## STORED DATA
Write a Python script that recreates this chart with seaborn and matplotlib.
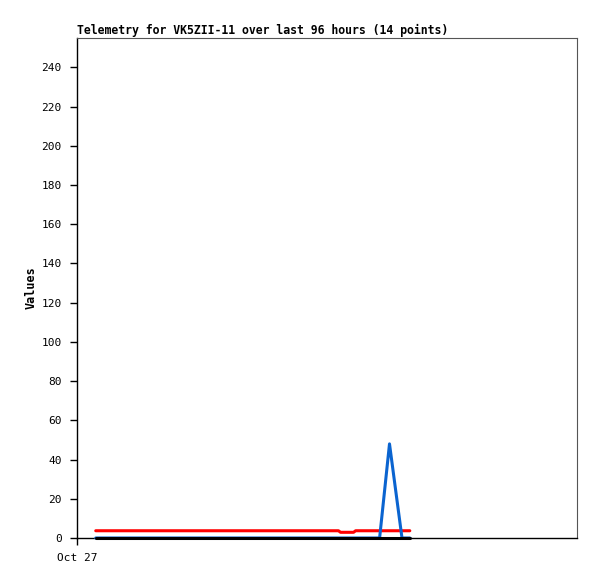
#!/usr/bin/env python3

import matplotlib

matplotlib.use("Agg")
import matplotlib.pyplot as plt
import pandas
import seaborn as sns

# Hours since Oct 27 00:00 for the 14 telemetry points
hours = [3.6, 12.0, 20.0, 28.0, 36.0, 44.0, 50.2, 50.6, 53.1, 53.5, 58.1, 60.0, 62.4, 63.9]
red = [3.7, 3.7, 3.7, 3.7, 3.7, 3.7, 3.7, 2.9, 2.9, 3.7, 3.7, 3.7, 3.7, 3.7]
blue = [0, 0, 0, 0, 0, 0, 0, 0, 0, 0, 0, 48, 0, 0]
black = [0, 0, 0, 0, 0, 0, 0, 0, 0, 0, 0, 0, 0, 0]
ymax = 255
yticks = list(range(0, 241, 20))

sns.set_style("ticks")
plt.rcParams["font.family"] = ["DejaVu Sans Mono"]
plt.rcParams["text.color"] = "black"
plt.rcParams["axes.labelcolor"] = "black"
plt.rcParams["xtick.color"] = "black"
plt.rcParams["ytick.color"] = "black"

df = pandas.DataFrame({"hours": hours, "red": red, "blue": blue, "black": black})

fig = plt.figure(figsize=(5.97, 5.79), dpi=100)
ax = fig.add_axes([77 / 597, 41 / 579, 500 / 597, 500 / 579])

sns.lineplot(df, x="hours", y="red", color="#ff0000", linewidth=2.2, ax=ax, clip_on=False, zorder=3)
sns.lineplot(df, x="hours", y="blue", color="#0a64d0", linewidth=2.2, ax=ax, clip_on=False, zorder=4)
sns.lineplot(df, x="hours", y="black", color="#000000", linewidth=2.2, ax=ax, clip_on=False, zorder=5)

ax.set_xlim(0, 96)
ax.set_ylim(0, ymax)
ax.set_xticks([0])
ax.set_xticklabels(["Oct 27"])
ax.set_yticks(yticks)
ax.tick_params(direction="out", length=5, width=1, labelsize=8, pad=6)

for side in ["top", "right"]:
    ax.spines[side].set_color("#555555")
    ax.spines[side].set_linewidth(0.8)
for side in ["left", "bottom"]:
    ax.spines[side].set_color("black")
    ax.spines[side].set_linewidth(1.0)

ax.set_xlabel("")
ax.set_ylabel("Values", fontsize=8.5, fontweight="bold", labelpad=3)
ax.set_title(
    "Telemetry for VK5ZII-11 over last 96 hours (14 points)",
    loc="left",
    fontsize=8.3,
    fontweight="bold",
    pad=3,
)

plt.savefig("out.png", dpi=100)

## INSTRUCTION
Up to and including the line containing "import seaborn as sns", repeat every line from the start of the data, but none of the pictures.

## ANSWER
Write a Python script that recreates this chart with seaborn and matplotlib.
#!/usr/bin/env python3

import matplotlib

matplotlib.use("Agg")
import matplotlib.pyplot as plt
import pandas
import seaborn as sns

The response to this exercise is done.